25. City workers eating lunch
26. SOUNDBITE (English) James Sylvester, works in IT services in the City:
"It's also the devil you know. It's better to be in and fight rather than to be out and fight. It's an easier way. Path of least resistance."
27. City workers on street
28. SOUNDBITE (English) Richard Wells, works part time as a Broker for Lloyds:
"It's very close for me, 51-49 in favour of Brexit, I have to say. I've done some studies on it. It's going to knock share prices, stock markets, the economy for a bit. I think it's more important as things go to try and get our country back a bit more. I think that's more important to me than it is the economic effect. But it's so close, it's really, really close."
29. Pan down of exchange
When Britain decides this week whether to leave the European Union, London's voice may prove decisive. But for which side?
Britain's capital, home to almost nine million people, encompasses the most pro-EU place of the country, and the least.
In the cosmopolitan City financial district, where almost half a million people from around the globe work in Europe's biggest financial centre, pro-EU sentiment predominates.
But just a few miles away, the borough of Havering, stronghold of working-class East Enders, topped a national survey of the most anti-EU places in Britain.
The two districts represent the opposing views at the heart Britain's EU debate.
One sees the bloc’s free flow of people and money as a benefit. The other sees it as a threat.
Havering, a chunk of suburban Essex county absorbed into Greater London in 1965, is a workaday place of 20th-century houses and strips of shops on busy roads.
Many residents are Cockneys who moved out of London's East End in search of more space and quiet, or their children.
It's not the poorest part of London, nor the area with the most immigrants.
Havering is one of London's least ethnically diverse boroughs - 83 percent of people here identify themselves as "white British," compared to 45 percent in London as a whole.
Almost 90 percent of Havering residents were born in Britain, compared to 63 percent for all of London.
Like other local authorities, Havering Council has had its funding from central government slashed under austerity programmes aimed at reducing the national deficit.
"We've been told there is austerity, we must cut back," said Lawrence Webb, a Havering councillor for the anti-EU UK Independence Party.
While fishmonger David Crosbie, working on a drizzly morning in Havering's Romford street market, is an emphatic "leave" voter.
For Crosbie, the decision has a lot to do with borders, on land and sea.
He says he is tired of European fishermen trawling waters around Britain under the EU's Common Fisheries Policy.
"Remain" campaigners say government austerity is rooted in the 2008 financial crisis and in British politicians' choices, not the EU.
Nonetheless, migrants and the EU often take the blame in Havering, where many people say they do not see the benefits of immigration.
That view is less common in central London and not just in the financial district.
In multiethnic inner-city areas such as Camden and Islington, it's rare to spot a "leave" sign.
Immigration has become the most emotive issue of the campaign for Thursday’s referendum, stirring fears of instability among voters and drawing allegations of xenophobia from "remain" supporters.
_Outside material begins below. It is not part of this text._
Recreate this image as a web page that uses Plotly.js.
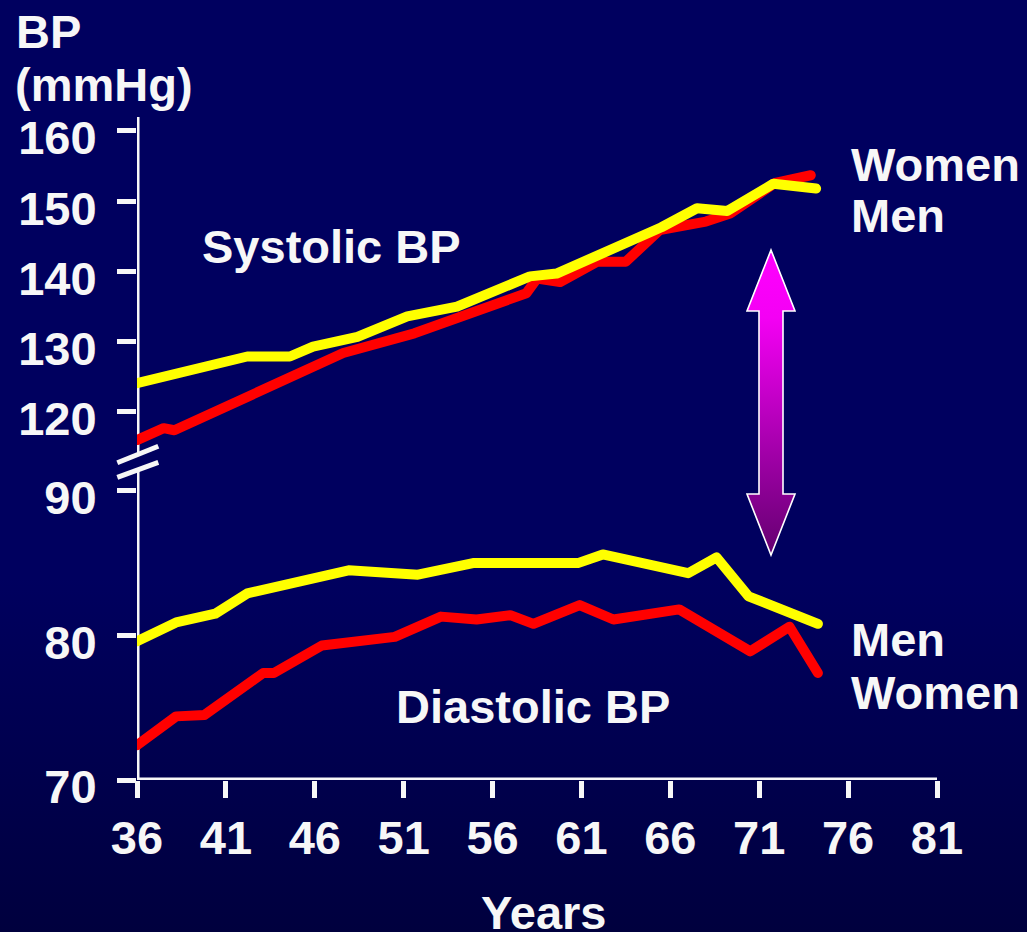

The EU is built on the principle that citizens can live and work in any of the 28 member states.
Since the bloc expanded to include former Communist countries in eastern Europe more than a decade ago, hundreds of thousands of people have moved west to Britain and other, wealthier, EU nations.
The perception that EU migrants come to take jobs and, somewhat paradoxically, to live on welfare benefits, is driving "leave" sentiment in Havering and other Eurosceptic areas.
But 15 miles (24 kilometres) to the southwest in the historic heart of financial London, policy chief Mark Boleat argues that thousands of jobs, and London's standing as a financial centre, depend on the EU.
That view is backed by the Economist Intelligence Unit, which said last week that leaving the EU would endanger London's status as a global financial hub, "almost certainly depriving UK-based financial firms of their passport to conduct business anywhere in the EU."